_Source material_:
+ + + +

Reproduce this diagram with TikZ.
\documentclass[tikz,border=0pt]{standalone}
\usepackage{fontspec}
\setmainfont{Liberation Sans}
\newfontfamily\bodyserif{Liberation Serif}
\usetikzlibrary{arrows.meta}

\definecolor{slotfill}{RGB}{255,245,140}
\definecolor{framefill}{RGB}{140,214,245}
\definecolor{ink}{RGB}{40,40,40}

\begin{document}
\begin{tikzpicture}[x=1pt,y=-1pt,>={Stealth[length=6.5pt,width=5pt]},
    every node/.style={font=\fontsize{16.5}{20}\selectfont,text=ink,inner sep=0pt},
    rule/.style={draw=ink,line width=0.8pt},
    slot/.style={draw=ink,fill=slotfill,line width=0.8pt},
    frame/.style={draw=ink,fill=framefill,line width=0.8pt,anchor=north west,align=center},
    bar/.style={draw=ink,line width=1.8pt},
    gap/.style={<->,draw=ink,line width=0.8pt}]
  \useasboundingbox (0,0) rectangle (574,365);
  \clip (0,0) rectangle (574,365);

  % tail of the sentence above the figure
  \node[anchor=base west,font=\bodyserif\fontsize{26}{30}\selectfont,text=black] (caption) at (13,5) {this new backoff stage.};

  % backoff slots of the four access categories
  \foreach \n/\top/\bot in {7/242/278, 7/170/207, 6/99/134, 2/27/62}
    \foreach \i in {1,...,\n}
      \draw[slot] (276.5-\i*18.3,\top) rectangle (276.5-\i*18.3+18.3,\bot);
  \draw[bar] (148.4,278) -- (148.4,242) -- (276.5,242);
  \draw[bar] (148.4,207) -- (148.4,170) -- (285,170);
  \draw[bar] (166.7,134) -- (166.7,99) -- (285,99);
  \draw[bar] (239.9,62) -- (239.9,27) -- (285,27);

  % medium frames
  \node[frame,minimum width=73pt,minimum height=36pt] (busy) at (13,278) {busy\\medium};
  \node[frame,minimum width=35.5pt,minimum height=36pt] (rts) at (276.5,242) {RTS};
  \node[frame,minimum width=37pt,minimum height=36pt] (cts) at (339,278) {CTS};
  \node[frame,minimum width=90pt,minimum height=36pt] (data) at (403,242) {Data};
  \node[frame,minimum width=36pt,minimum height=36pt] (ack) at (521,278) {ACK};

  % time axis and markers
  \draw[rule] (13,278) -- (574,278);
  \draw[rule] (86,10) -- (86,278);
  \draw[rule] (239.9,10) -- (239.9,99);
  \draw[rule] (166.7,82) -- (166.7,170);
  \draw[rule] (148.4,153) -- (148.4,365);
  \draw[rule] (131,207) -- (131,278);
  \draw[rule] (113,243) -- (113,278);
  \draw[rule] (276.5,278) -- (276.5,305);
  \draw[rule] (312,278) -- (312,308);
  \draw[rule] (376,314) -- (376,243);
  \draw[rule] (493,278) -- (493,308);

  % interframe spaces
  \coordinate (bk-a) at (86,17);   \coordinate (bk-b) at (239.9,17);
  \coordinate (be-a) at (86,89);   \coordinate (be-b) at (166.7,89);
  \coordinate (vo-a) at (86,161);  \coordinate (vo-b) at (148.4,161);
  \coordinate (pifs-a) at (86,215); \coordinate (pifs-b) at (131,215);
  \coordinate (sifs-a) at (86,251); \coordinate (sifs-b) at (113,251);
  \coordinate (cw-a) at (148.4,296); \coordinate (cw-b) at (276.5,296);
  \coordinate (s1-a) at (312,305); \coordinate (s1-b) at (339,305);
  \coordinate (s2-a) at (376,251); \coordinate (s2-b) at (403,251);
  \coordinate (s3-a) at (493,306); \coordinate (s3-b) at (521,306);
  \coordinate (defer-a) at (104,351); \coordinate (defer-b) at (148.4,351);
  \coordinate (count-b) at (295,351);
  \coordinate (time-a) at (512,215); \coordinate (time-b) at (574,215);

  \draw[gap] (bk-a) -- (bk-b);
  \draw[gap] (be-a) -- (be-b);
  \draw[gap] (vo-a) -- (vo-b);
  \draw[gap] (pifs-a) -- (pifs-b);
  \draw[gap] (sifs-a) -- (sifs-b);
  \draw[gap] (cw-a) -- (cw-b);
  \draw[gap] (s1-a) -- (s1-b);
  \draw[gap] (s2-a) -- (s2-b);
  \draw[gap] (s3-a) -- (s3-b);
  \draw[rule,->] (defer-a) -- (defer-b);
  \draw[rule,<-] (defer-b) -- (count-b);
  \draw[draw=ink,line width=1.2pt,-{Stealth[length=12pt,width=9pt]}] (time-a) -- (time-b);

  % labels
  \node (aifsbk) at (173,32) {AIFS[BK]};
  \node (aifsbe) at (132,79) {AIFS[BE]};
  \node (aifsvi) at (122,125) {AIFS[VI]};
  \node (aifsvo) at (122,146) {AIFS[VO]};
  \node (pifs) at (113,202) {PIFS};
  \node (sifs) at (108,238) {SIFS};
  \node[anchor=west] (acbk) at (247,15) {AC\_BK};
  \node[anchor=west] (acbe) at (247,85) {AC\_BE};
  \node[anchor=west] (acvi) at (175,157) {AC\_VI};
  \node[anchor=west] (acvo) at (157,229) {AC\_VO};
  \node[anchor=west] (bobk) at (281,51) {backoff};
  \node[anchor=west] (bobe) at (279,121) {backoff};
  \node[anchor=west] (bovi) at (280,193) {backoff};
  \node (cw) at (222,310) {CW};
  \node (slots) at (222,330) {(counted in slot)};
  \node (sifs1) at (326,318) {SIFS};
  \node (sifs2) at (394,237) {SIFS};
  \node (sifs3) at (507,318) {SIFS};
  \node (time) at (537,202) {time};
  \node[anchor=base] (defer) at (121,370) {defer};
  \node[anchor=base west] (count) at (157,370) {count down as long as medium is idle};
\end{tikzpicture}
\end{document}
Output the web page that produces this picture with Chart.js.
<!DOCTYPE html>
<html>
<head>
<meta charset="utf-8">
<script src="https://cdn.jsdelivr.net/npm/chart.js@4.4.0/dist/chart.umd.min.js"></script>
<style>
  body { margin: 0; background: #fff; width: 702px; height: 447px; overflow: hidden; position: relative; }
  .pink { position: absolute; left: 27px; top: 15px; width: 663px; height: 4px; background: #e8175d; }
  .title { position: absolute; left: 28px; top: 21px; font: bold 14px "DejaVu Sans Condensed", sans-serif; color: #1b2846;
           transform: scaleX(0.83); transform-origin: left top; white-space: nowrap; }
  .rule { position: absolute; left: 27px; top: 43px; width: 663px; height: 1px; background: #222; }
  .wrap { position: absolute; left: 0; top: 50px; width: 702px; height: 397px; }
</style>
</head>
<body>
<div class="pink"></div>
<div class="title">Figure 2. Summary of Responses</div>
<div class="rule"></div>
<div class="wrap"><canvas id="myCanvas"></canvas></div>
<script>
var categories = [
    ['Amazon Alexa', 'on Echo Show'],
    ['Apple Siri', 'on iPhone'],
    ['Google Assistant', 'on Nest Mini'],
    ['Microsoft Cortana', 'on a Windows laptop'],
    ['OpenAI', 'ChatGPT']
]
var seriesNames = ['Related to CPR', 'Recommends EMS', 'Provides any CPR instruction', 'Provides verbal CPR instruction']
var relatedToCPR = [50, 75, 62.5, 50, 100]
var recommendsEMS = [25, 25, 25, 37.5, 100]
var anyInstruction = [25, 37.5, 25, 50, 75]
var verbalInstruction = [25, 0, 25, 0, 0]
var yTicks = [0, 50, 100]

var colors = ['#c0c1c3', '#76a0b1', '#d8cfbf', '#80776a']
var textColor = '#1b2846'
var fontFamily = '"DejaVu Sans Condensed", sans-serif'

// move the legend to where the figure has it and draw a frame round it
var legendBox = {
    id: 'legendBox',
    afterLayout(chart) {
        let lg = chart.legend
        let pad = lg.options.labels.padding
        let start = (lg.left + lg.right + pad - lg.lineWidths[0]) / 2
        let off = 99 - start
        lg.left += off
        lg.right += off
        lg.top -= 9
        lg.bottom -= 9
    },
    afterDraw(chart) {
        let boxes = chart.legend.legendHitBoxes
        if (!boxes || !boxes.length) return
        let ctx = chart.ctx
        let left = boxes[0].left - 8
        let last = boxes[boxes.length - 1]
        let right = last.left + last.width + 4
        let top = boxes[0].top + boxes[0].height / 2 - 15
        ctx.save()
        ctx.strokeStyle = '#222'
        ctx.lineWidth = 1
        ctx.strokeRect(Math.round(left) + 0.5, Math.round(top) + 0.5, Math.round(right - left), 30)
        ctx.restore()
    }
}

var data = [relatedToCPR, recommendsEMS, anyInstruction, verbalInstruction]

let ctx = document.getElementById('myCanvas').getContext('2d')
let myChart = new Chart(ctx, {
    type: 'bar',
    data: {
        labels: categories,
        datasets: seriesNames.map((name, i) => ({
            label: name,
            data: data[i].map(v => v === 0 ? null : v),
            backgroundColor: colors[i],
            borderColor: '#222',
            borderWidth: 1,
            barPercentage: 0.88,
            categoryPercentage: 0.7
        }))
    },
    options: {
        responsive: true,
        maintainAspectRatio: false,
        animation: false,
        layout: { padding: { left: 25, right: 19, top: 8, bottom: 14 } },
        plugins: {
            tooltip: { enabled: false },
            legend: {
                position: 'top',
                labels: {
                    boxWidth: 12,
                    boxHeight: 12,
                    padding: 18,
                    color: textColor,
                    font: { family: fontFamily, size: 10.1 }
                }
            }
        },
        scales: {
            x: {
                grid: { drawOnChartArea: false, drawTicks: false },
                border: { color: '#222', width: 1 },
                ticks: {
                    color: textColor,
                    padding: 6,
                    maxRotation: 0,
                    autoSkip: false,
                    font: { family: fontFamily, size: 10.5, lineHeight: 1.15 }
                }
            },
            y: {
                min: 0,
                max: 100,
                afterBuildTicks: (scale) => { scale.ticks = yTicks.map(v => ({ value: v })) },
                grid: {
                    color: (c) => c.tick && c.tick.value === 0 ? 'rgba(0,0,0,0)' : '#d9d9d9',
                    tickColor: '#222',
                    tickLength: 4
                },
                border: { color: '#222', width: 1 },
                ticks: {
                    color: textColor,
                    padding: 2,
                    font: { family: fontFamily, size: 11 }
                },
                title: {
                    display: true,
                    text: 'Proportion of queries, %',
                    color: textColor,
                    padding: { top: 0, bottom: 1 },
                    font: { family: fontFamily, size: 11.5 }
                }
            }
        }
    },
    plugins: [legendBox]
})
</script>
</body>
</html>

+ + + +

_Your instructions_:
Starting with the first line of the records, repeat every line up to and including the one containing "(caption) at (13,5)", and nothing else.

_Output of the exercise_:
Reproduce this diagram with TikZ.
\documentclass[tikz,border=0pt]{standalone}
\usepackage{fontspec}
\setmainfont{Liberation Sans}
\newfontfamily\bodyserif{Liberation Serif}
\usetikzlibrary{arrows.meta}

\definecolor{slotfill}{RGB}{255,245,140}
\definecolor{framefill}{RGB}{140,214,245}
\definecolor{ink}{RGB}{40,40,40}

\begin{document}
\begin{tikzpicture}[x=1pt,y=-1pt,>={Stealth[length=6.5pt,width=5pt]},
    every node/.style={font=\fontsize{16.5}{20}\selectfont,text=ink,inner sep=0pt},
    rule/.style={draw=ink,line width=0.8pt},
    slot/.style={draw=ink,fill=slotfill,line width=0.8pt},
    frame/.style={draw=ink,fill=framefill,line width=0.8pt,anchor=north west,align=center},
    bar/.style={draw=ink,line width=1.8pt},
    gap/.style={<->,draw=ink,line width=0.8pt}]
  \useasboundingbox (0,0) rectangle (574,365);
  \clip (0,0) rectangle (574,365);

  % tail of the sentence above the figure
  \node[anchor=base west,font=\bodyserif\fontsize{26}{30}\selectfont,text=black] (caption) at (13,5) {this new backoff stage.};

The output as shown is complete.